In the olden days though, love, they weren’t called Creatives and they had none of the professional benefits which we enjoy today. No, they were referred to as ‘those chaps in admin’ or ‘the girls in the typing pool’ or even worse, ‘that lot’: frequently accompanied by a vague wave of the hand in the direction of the corporation toilets. Because, love, in the olden days we Creatives were perceived as being not much higher up the evolutionary ladder than the humble sewer rat.

Happily enough though, love, times have moved on and we no longer have to suffer the slings and arrows from outrageous lower division marketing executives or fend off the contempt of our contemporaries. Because these days, love, we are out of the basement and up into the loft of some high value downtown mid-range kitchen unit condominium, the envy of our predecessors and source of amusement to those in the know. These days, love, history has come to an end, and we live in a permanent year zero with no one from accounts calling us to account for our follies and foibles: these days, love, the Creative is the source of all profit for that lot on the top floor of the multi-billion dollar corporation. 

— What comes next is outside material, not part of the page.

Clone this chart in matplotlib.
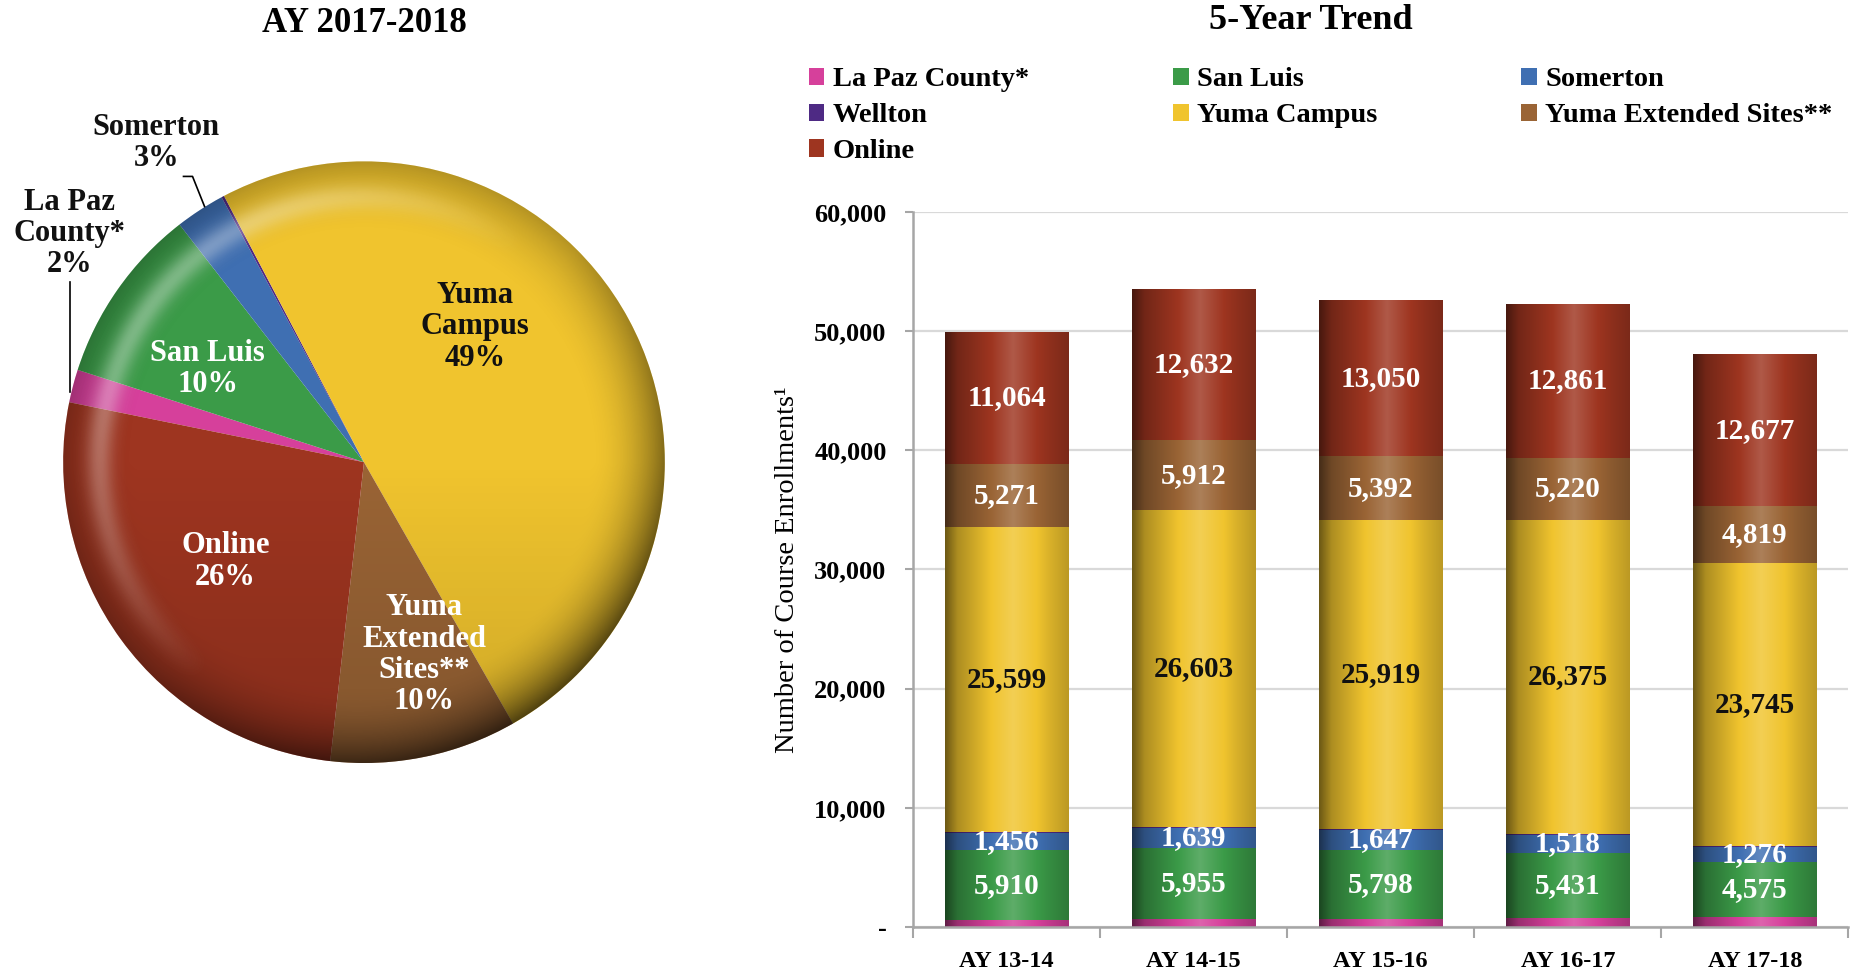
import numpy as np
import matplotlib.pyplot as plt
import matplotlib.colors as mcolors
from matplotlib.patches import Patch, Circle

plt.rcParams['font.family'] = ['Liberation Serif', 'DejaVu Serif']

# data
years = ['AY 13-14', 'AY 14-15', 'AY 15-16', 'AY 16-17', 'AY 17-18']
sites = ['La Paz County*', 'San Luis', 'Somerton', 'Wellton', 'Yuma Campus',
         'Yuma Extended Sites**', 'Online']
la_paz = [560, 700, 700, 780, 850]
san_luis = [5910, 5955, 5798, 5431, 4575]
somerton = [1456, 1639, 1647, 1518, 1276]
wellton = [60, 70, 70, 70, 70]
yuma_campus = [25599, 26603, 25919, 26375, 23745]
yuma_ext = [5271, 5912, 5392, 5220, 4819]
online = [11064, 12632, 13050, 12861, 12677]
series = [la_paz, san_luis, somerton, wellton, yuma_campus, yuma_ext, online]
colors = ['#D6409B', '#3B9B48', '#3F6FB2', '#4E2A84', '#F0C42E', '#9A6435', '#9E3520']
label_colors = [None, 'white', 'white', None, '#111111', 'white', 'white']
yticks = [0, 10000, 20000, 30000, 40000, 50000, 60000]


def shade(ax, bar, color):
    # cylinder-like horizontal gradient on top of a bar
    base = np.array(mcolors.to_rgb(color))
    t = np.linspace(0, 1, 200)
    f = np.interp(t, [0, 0.1, 0.55, 0.85, 1], [0.45, 0.72, 1.18, 0.9, 0.78])[:, None]
    rgb = np.where(f < 1, base * f, base + (1 - base) * (f - 1))
    x0, y0 = bar.get_x(), bar.get_y()
    ax.imshow(rgb[None, :, :], extent=(x0, x0 + bar.get_width(), y0, y0 + bar.get_height()),
              aspect='auto', interpolation='bilinear', zorder=2)


fig = plt.figure(figsize=(18.69, 9.71), dpi=100)

# ---- pie (last year) ----
pie_vals = [s[-1] for s in series]
total = sum(pie_vals)
axp = fig.add_axes([0.0305, 0.208, 0.3285, 0.632])
axp.pie(pie_vals, colors=colors, startangle=168.5, counterclock=False,
        wedgeprops=dict(linewidth=0))

# soft 3d look: dark rim bottom-right, light band top-left
n = 500
gx, gy = np.meshgrid(np.linspace(-1, 1, n), np.linspace(-1, 1, n))
r = np.hypot(gx, gy)
ang = np.arctan2(gy, gx)
dark = 0.55 * np.clip((r - 0.75) / 0.25, 0, 1) ** 2 * (0.45 + 0.55 * np.clip(np.cos(ang + np.pi / 4), 0, 1))
dark += 0.15 * np.clip(-gy, 0, 1)
light = 0.35 * np.exp(-((r - 0.88) / 0.045) ** 2) * np.clip(np.cos(ang - 2.5), 0, 1)
black = np.zeros((n, n, 4))
black[..., 3] = np.clip(dark, 0, 1)
white = np.ones((n, n, 4))
white[..., 3] = light
clip = Circle((0, 0), 1.0, transform=axp.transData)
for img in (black, white):
    im = axp.imshow(img, extent=(-1, 1, -1, 1), origin='lower', interpolation='bilinear', zorder=3)
    im.set_clip_path(clip)

axp.set_xlim(-1.02, 1.02)
axp.set_ylim(-1.02, 1.02)
axp.set_aspect('equal')
axp.axis('off')
pct = [f'{v / total * 100:.0f}%' for v in pie_vals]
fs = 22
kw = dict(ha='center', va='center', fontsize=fs, fontweight='bold', linespacing=1.1, zorder=5)
axp.text(0.37, 0.45, f'Yuma\nCampus\n{pct[4]}', color='#111111', **kw)
axp.text(-0.52, 0.31, f'San Luis\n{pct[1]}', color='white', **kw)
axp.text(-0.46, -0.33, f'Online\n{pct[6]}', color='white', **kw)
axp.text(0.20, -0.64, f'Yuma\nExtended\nSites**\n{pct[5]}', color='white', **kw)
axp.text(-0.69, 1.06, f'Somerton\n{pct[2]}', color='#111111', clip_on=False, **kw)
axp.text(-0.98, 0.76, f'La Paz\nCounty*\n{pct[0]}', color='#111111', clip_on=False, **kw)
axp.plot([-0.60, -0.57, -0.53], [0.95, 0.95, 0.85], color='black', lw=1.2, clip_on=False)
axp.plot([-0.977, -0.977], [0.60, 0.235], color='black', lw=1.2, clip_on=False)
fig.text(0.1947, 0.976, 'AY 2017-2018', ha='center', va='center', fontsize=25, fontweight='bold')

# ---- stacked bars ----
ax = fig.add_axes([0.4885, 0.0453, 0.5005, 0.7364])
x = np.arange(len(years))
bottom = np.zeros(len(years))
for vals, col, lc in zip(series, colors, label_colors):
    bars = ax.bar(x, vals, 0.66, bottom=bottom, color=col, linewidth=0, zorder=2)
    for b in bars:
        shade(ax, b, col)
    if lc is not None:
        for xi, v, b0 in zip(x, vals, bottom):
            ax.text(xi, b0 + v / 2, f'{v:,}', ha='center', va='center', fontsize=21,
                    fontweight='bold', color=lc, zorder=4)
    bottom += np.array(vals)

ax.set_xlim(-0.5, len(years) - 0.5)
ax.set_ylim(0, 60000)
ax.set_yticks(yticks)
ax.set_yticklabels(['-' if v == 0 else f'{v:,}' for v in yticks], fontsize=19, fontweight='bold')
ax.set_xticks(x)
ax.set_xticklabels(years, fontsize=17.5, fontweight='bold')
ax.set_xticks(np.arange(len(years) + 1) - 0.5, minor=True)
ax.tick_params(axis='x', which='major', length=0, pad=17)
ax.tick_params(axis='x', which='minor', length=8, color='#a6a6a6', width=1.5)
ax.tick_params(axis='y', length=6, color='#a6a6a6', width=1.5, pad=13)
ax.grid(axis='y', color='#d9d9d9', linewidth=1.6, zorder=0)
ax.set_axisbelow(True)
for s in ['top', 'right']:
    ax.spines[s].set_visible(False)
ax.spines['left'].set_color('#a6a6a6')
ax.spines['left'].set_linewidth(1.8)
ax.spines['bottom'].set_color('#a6a6a6')
ax.spines['bottom'].set_linewidth(1.8)
ax.set_ylabel('Number of Course Enrollments¹', fontsize=20.5)
ax.yaxis.set_label_coords(-0.121, 0.5)

fig.text(0.7015, 0.979, '5-Year Trend', ha='center', va='center', fontsize=26, fontweight='bold')

# legend, reordered so it reads row by row
order = [0, 3, 6, 1, 4, 2, 5]
handles = [Patch(facecolor=colors[i], edgecolor='none') for i in order]
labels = [sites[i] for i in order]
fig.legend(handles, labels, loc='upper left', bbox_to_anchor=(0.419, 0.957), ncol=3,
           frameon=False, prop=dict(size=20.5, weight='bold'), handlelength=0.55,
           handleheight=0.55, handletextpad=0.3, columnspacing=5.05, labelspacing=0.38)

fig.savefig('out.png', dpi=100)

No one knows how we do it; they know even less about how things turn out; but one thing they do know is that with one shake of our scaly tails, we can transform their business from a lowly potting shed into an agricultural miracle. They don’t know how, why, when, where or who: but they know the what of the bottom line and that is all that matters these days too for the life of the Creative.

We have our habits to maintain and a lifestyle to stick to so if that means applying a little of our creative magic to the balance sheet of the corporation, then who are we to protest? Our history is never far away, and no-one got rich quick by being locked up in a dungeon.